■ **WHAT IS NEEDED**
Quote the lines exactly, starting with the line that contains "Recreate this image" and ending with the line that contains "plt.rcParams['path.simplify'] = False", and leave out all other lines.

■ **PROVIDED MATERIAL**
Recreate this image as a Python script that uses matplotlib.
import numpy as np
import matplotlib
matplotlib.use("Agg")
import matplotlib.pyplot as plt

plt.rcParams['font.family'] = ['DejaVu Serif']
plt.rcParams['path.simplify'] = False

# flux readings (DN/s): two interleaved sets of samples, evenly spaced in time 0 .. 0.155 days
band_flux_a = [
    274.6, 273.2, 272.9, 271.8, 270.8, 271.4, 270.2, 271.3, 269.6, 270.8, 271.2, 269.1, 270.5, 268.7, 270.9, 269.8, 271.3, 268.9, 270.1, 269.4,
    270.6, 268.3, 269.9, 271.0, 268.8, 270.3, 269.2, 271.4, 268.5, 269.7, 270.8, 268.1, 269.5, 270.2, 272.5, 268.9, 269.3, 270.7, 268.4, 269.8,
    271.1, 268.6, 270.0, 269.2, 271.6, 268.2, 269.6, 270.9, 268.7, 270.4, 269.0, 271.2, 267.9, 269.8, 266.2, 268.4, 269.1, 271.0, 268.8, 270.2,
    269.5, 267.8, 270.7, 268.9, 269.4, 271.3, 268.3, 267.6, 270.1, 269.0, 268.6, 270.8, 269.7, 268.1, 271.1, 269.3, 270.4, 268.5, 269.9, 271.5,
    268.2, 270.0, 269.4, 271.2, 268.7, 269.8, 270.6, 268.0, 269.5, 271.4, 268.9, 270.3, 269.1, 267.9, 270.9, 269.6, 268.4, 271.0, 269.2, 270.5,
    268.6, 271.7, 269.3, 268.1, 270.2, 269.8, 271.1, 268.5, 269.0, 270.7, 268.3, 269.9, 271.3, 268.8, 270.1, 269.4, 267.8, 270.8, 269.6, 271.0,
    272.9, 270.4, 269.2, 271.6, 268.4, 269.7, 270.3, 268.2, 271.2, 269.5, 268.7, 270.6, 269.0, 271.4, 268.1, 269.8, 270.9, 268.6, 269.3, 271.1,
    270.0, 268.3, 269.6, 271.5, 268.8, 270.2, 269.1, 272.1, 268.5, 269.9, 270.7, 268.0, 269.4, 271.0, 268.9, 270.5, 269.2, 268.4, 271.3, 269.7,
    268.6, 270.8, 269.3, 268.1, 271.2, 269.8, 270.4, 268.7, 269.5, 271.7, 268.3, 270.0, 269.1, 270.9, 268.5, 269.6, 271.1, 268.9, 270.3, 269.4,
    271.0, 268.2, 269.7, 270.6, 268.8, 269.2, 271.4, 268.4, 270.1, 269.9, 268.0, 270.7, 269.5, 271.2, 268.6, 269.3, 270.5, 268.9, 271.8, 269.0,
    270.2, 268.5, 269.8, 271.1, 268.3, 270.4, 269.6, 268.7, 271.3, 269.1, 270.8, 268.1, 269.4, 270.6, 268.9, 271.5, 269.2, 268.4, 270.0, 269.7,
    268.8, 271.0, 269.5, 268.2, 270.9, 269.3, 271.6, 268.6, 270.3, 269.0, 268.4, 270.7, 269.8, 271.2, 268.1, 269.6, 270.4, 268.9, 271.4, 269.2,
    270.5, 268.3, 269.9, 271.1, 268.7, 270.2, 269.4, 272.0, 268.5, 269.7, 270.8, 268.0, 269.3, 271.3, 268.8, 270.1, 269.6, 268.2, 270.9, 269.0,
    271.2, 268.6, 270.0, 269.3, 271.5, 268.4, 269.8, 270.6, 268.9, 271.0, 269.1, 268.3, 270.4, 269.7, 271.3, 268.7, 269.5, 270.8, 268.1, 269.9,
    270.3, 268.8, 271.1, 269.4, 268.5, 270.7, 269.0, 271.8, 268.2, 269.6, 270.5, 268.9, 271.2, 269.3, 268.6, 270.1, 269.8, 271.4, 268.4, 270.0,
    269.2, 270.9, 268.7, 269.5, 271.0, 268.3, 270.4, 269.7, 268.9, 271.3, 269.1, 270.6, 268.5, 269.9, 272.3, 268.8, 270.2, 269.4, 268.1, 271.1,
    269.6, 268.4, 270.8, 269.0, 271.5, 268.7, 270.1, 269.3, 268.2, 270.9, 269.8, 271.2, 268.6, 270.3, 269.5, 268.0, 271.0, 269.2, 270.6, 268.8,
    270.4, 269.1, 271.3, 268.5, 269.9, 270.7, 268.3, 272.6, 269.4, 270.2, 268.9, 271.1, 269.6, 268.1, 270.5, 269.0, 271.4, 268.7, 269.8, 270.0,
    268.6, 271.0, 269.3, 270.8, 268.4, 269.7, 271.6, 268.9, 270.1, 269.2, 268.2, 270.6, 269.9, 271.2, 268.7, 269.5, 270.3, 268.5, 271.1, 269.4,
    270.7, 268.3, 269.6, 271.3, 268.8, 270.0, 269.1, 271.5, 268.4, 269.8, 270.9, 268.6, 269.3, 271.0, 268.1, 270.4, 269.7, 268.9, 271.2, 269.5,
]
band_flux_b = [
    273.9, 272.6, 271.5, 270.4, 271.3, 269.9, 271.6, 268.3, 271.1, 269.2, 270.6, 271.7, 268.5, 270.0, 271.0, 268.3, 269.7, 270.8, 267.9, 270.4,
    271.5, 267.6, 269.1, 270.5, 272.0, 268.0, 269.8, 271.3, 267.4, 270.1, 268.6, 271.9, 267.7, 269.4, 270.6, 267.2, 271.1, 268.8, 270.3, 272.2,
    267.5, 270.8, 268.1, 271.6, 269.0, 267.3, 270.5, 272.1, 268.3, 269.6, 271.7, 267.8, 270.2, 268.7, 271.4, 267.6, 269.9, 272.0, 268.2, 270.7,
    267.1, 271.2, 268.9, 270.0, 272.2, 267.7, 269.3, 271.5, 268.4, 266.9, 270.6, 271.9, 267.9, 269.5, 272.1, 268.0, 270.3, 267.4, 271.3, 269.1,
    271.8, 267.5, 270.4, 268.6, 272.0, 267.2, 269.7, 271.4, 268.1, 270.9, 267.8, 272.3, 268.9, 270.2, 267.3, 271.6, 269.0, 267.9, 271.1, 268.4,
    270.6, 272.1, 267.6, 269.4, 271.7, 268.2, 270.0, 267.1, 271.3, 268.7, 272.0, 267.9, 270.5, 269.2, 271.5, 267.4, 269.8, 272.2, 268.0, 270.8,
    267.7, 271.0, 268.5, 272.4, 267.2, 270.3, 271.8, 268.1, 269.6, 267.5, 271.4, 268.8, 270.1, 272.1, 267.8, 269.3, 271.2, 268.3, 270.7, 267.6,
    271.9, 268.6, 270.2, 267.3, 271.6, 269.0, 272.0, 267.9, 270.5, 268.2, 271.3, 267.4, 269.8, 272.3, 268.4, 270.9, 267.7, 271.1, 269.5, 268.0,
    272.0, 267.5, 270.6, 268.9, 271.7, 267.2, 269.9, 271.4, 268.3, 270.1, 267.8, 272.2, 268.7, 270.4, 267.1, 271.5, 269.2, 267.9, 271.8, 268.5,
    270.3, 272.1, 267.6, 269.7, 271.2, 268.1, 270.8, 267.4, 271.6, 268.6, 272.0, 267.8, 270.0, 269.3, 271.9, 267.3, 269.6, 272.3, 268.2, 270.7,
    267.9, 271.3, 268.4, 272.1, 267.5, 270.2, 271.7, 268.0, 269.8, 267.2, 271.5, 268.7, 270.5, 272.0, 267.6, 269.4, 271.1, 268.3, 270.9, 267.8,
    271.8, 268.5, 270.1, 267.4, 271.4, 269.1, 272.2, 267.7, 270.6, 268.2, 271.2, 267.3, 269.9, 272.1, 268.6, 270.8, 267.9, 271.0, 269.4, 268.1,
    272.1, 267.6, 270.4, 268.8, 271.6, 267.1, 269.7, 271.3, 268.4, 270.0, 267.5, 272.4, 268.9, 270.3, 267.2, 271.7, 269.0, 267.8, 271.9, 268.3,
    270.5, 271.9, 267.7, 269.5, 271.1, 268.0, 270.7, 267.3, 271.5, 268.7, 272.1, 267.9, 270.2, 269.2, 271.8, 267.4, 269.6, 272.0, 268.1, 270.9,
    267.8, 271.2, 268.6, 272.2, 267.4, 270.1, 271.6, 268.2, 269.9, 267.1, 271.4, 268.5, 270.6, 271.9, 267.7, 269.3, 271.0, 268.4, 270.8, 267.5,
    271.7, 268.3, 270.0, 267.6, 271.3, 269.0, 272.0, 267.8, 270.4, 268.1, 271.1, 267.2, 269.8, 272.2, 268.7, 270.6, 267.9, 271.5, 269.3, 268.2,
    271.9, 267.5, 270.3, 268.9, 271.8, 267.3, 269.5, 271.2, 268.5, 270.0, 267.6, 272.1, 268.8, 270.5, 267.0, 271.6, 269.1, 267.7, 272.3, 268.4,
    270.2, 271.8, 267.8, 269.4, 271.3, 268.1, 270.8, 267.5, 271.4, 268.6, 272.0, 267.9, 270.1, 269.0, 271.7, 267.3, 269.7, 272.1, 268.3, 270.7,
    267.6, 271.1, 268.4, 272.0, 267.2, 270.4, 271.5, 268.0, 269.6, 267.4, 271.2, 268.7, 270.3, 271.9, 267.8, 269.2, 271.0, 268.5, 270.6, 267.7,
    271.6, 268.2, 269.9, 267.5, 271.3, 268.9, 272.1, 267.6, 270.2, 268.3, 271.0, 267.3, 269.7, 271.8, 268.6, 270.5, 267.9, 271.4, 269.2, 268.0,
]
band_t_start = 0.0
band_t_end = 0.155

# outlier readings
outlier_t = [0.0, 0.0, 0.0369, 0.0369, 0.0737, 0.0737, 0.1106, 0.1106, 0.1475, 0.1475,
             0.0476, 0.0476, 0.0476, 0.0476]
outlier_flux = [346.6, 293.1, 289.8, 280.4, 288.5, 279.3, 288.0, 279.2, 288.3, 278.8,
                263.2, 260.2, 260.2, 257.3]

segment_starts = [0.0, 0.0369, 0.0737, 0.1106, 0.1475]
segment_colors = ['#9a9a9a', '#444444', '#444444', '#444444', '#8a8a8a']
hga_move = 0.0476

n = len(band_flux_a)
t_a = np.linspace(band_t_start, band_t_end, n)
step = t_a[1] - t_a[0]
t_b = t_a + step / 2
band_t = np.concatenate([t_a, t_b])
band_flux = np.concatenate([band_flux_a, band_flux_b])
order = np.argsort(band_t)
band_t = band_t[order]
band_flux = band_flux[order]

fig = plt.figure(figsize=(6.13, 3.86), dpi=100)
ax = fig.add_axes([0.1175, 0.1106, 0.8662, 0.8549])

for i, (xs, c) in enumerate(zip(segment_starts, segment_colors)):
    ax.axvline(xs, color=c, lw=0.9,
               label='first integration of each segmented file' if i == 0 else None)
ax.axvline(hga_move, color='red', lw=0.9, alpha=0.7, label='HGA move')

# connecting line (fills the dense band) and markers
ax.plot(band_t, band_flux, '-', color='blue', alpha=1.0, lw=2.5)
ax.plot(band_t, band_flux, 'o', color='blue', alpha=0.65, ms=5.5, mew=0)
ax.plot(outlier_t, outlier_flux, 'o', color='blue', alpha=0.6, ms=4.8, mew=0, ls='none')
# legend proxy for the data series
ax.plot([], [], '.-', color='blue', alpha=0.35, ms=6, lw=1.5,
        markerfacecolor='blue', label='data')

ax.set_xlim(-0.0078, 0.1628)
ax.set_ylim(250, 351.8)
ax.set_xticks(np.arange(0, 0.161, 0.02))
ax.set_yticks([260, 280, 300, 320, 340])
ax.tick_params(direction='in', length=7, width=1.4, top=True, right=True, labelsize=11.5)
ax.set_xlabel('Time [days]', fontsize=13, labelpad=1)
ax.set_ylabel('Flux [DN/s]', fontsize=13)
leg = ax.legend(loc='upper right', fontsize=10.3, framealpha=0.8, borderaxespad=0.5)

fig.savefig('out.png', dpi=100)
==
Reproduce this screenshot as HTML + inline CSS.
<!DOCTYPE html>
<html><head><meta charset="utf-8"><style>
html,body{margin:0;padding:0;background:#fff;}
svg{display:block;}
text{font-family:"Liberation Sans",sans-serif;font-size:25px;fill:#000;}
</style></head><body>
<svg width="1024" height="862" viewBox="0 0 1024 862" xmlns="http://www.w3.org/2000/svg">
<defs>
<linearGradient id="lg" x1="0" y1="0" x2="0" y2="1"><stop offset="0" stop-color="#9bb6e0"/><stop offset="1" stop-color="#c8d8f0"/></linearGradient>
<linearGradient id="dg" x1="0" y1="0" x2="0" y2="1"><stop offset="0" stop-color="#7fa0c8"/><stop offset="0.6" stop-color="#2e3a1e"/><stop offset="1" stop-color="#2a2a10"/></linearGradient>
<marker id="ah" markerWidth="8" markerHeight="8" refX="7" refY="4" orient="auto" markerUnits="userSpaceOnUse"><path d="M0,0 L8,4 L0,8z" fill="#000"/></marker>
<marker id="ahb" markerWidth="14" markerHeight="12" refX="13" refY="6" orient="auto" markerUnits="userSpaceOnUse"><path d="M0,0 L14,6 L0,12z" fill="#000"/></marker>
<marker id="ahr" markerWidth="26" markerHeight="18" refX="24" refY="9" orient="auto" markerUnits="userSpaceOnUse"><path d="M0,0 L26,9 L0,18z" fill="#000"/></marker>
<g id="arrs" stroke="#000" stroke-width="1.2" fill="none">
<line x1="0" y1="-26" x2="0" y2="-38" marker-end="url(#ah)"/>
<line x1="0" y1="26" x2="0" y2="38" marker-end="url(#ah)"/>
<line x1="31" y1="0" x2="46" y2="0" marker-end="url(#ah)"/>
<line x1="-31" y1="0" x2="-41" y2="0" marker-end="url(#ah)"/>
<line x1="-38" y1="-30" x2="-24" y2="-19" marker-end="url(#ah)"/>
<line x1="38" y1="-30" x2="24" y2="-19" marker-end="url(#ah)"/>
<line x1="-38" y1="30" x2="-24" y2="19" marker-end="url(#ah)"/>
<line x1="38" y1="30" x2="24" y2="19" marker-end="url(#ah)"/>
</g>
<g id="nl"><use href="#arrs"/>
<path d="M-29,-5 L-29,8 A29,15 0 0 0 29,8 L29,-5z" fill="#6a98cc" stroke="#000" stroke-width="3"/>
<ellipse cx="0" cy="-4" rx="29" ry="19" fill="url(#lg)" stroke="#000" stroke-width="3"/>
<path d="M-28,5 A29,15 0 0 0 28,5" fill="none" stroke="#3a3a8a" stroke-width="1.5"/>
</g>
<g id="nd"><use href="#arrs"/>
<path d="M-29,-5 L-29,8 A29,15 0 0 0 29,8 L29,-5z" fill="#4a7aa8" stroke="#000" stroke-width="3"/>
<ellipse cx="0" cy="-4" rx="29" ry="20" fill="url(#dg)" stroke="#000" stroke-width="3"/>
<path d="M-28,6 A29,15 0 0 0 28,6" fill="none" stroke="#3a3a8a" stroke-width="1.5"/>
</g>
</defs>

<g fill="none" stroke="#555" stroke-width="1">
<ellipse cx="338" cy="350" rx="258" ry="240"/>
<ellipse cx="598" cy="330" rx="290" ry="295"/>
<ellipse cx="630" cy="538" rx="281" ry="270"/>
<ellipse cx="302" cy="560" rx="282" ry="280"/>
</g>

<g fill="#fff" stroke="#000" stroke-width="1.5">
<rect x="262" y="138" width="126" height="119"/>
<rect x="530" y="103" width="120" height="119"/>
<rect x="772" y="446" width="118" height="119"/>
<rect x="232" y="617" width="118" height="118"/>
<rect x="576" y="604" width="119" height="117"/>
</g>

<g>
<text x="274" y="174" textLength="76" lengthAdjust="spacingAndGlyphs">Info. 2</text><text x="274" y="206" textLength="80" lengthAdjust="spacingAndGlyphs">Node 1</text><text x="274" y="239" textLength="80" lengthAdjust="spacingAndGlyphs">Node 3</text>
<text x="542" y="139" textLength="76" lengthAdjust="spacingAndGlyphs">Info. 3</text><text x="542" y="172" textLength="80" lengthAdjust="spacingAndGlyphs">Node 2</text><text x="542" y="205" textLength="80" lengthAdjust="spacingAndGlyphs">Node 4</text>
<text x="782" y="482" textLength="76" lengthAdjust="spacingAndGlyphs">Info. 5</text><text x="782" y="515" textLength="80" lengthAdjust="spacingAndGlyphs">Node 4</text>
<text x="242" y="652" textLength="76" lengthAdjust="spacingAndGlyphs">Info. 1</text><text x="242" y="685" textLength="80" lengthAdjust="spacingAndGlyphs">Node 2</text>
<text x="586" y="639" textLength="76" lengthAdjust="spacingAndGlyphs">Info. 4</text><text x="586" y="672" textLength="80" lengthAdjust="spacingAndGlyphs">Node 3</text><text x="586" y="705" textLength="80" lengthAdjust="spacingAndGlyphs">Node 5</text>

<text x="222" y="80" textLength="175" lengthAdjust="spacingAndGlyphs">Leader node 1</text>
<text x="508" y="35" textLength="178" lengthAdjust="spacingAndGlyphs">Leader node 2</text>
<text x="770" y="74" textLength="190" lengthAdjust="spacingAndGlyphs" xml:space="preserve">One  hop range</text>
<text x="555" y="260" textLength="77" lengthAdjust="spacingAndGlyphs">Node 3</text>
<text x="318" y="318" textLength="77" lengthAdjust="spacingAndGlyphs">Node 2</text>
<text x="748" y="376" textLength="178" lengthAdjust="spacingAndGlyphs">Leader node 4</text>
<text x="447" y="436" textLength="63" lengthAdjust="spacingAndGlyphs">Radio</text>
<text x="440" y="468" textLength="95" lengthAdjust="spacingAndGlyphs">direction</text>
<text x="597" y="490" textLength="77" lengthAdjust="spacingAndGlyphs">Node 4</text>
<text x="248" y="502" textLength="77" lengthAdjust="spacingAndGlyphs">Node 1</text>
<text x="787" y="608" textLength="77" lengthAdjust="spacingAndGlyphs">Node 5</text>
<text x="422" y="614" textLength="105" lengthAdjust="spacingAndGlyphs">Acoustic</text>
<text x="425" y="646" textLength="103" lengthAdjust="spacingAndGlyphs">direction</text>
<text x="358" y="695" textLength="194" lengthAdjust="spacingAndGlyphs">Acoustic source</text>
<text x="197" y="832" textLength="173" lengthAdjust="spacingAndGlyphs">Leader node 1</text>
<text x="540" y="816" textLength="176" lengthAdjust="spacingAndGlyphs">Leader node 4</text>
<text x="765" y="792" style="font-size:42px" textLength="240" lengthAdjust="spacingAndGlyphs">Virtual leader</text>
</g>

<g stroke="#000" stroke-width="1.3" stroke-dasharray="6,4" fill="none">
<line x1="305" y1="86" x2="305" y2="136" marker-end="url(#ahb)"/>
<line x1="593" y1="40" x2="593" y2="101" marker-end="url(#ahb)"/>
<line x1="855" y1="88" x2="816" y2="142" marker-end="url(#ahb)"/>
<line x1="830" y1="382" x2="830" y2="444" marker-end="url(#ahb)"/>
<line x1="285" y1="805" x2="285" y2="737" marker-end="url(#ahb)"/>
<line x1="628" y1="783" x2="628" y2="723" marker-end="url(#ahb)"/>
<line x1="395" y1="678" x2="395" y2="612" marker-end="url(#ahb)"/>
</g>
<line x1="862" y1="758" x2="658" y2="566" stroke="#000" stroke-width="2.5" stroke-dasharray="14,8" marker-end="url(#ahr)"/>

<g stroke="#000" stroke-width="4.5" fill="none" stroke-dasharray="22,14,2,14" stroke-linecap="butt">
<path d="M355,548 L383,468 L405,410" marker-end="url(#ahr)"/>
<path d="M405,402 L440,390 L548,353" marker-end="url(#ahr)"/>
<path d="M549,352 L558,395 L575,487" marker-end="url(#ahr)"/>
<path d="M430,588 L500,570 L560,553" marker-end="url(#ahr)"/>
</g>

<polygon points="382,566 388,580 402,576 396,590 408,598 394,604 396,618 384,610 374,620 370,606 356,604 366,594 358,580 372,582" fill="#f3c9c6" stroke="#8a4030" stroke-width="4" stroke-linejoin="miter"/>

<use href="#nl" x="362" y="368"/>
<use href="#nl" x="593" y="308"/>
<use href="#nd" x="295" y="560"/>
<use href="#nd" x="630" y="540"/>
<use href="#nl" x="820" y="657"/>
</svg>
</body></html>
---
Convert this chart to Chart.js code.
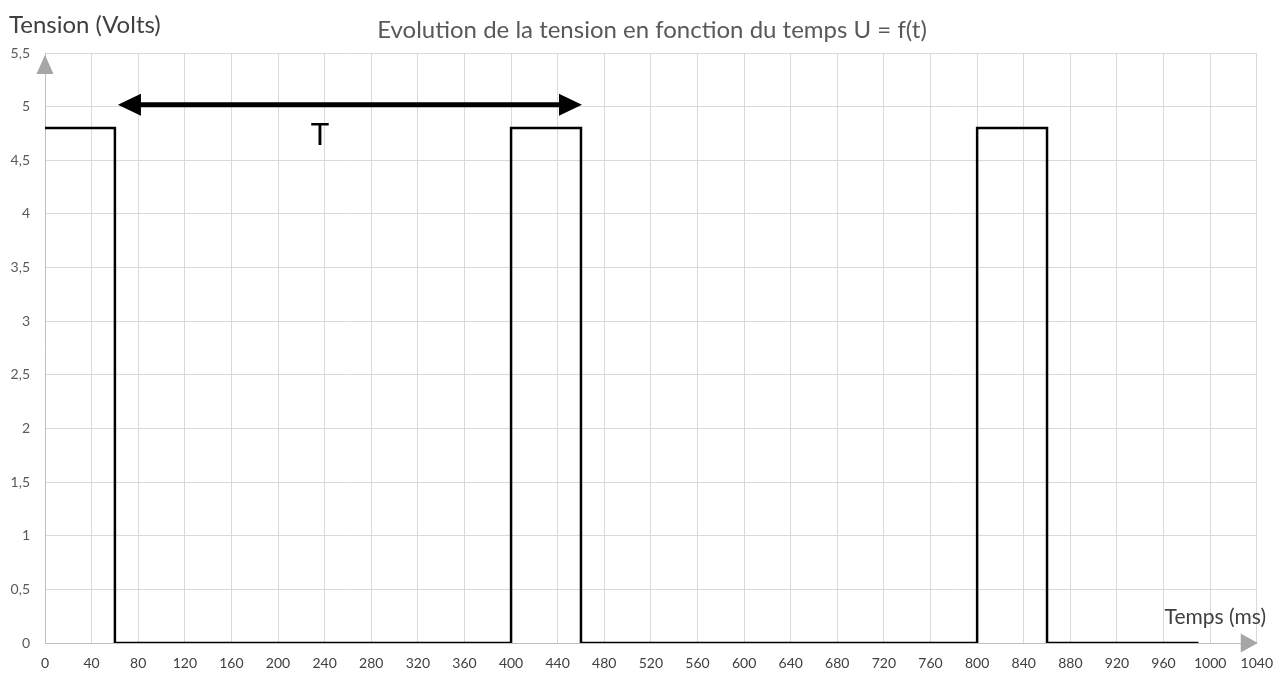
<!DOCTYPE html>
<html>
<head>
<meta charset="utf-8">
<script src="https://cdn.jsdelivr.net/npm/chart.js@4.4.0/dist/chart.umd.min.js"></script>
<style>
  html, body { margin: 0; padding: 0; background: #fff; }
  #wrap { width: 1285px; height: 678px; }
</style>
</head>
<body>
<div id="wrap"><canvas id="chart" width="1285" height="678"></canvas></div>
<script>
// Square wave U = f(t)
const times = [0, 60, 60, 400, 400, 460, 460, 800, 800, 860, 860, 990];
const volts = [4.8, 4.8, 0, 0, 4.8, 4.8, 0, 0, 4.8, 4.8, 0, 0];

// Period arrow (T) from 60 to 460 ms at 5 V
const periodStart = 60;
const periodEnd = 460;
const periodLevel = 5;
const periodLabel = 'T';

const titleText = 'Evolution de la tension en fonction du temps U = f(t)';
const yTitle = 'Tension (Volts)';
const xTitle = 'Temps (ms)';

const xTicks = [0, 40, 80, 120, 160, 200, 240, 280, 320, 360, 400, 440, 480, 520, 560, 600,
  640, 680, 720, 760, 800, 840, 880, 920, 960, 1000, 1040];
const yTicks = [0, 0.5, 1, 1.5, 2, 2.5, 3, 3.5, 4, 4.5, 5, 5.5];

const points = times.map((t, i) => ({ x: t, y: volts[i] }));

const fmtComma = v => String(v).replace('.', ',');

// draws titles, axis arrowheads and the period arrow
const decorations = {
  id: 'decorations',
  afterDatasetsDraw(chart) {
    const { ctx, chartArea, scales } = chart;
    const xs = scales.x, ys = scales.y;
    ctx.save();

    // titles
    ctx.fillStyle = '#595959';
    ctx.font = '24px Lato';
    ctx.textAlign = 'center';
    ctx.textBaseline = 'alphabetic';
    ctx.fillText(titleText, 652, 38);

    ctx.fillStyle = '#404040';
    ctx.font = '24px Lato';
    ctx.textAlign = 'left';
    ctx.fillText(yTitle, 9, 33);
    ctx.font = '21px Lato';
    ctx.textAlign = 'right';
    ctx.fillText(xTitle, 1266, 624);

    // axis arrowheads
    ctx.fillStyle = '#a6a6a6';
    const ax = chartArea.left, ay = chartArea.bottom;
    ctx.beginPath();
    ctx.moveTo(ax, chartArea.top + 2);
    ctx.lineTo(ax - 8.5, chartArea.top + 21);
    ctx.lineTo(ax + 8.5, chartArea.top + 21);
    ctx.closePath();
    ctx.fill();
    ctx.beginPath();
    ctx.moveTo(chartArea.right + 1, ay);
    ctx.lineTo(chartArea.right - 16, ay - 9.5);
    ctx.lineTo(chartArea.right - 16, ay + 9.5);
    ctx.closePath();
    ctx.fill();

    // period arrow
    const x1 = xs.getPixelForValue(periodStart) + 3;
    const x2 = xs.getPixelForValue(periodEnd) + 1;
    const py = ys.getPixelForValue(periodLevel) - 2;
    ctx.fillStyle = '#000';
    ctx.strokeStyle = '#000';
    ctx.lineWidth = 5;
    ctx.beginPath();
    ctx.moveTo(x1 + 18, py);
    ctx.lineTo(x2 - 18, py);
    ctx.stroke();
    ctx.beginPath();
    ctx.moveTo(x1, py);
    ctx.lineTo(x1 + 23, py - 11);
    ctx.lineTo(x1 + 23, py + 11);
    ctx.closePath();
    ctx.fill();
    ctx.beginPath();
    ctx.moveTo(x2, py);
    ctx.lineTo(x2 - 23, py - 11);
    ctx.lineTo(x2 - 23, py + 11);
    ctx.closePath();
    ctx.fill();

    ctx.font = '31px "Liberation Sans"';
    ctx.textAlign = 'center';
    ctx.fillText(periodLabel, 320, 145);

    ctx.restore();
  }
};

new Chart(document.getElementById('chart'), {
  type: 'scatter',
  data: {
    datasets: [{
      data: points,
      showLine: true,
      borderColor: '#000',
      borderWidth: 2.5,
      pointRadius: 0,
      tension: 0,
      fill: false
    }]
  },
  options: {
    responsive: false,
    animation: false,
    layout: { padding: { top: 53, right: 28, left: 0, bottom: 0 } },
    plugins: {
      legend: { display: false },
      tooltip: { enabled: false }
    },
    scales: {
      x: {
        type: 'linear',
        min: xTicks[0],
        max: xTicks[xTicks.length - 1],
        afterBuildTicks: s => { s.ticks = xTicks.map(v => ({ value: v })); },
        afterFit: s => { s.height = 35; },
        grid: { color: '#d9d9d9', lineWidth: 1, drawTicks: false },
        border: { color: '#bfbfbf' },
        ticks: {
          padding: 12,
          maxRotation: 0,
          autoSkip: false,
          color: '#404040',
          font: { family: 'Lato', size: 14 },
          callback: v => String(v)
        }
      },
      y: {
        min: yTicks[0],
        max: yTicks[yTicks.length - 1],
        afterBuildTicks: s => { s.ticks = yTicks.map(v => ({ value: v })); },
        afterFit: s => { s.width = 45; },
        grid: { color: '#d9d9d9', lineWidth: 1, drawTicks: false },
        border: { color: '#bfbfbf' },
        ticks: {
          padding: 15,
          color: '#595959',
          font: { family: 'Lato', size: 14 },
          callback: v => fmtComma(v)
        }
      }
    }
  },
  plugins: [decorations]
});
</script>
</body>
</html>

■ **RESULT OF THIS EXERCISE**
Recreate this image as a Python script that uses matplotlib.
import numpy as np
import matplotlib
matplotlib.use("Agg")
import matplotlib.pyplot as plt

plt.rcParams['font.family'] = ['DejaVu Serif']
plt.rcParams['path.simplify'] = False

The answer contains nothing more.